> [Exercise]:
Exactly repeat the full listing that follows.

►

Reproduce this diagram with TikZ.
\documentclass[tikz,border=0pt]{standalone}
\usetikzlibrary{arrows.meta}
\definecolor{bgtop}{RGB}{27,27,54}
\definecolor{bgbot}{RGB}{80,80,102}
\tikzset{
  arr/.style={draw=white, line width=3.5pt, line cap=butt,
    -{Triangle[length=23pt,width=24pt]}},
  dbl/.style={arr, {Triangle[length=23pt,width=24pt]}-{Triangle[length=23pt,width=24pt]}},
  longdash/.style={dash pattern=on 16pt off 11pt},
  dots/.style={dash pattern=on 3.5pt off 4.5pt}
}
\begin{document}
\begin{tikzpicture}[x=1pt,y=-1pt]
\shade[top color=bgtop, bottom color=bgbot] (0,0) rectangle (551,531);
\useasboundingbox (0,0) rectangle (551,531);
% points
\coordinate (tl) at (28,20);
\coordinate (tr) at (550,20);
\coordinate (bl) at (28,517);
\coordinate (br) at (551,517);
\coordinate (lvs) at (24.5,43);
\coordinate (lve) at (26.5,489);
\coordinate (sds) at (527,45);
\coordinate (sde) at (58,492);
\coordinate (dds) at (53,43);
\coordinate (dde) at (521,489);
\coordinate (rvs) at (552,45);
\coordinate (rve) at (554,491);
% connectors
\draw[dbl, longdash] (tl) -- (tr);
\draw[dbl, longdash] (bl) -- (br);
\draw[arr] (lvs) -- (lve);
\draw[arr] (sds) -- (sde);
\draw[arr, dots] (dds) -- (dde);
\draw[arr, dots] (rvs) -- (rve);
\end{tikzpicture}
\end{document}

◄

> [The response]:
Reproduce this diagram with TikZ.
\documentclass[tikz,border=0pt]{standalone}
\usetikzlibrary{arrows.meta}
\definecolor{bgtop}{RGB}{27,27,54}
\definecolor{bgbot}{RGB}{80,80,102}
\tikzset{
  arr/.style={draw=white, line width=3.5pt, line cap=butt,
    -{Triangle[length=23pt,width=24pt]}},
  dbl/.style={arr, {Triangle[length=23pt,width=24pt]}-{Triangle[length=23pt,width=24pt]}},
  longdash/.style={dash pattern=on 16pt off 11pt},
  dots/.style={dash pattern=on 3.5pt off 4.5pt}
}
\begin{document}
\begin{tikzpicture}[x=1pt,y=-1pt]
\shade[top color=bgtop, bottom color=bgbot] (0,0) rectangle (551,531);
\useasboundingbox (0,0) rectangle (551,531);
% points
\coordinate (tl) at (28,20);
\coordinate (tr) at (550,20);
\coordinate (bl) at (28,517);
\coordinate (br) at (551,517);
\coordinate (lvs) at (24.5,43);
\coordinate (lve) at (26.5,489);
\coordinate (sds) at (527,45);
\coordinate (sde) at (58,492);
\coordinate (dds) at (53,43);
\coordinate (dde) at (521,489);
\coordinate (rvs) at (552,45);
\coordinate (rve) at (554,491);
% connectors
\draw[dbl, longdash] (tl) -- (tr);
\draw[dbl, longdash] (bl) -- (br);
\draw[arr] (lvs) -- (lve);
\draw[arr] (sds) -- (sde);
\draw[arr, dots] (dds) -- (dde);
\draw[arr, dots] (rvs) -- (rve);
\end{tikzpicture}
\end{document}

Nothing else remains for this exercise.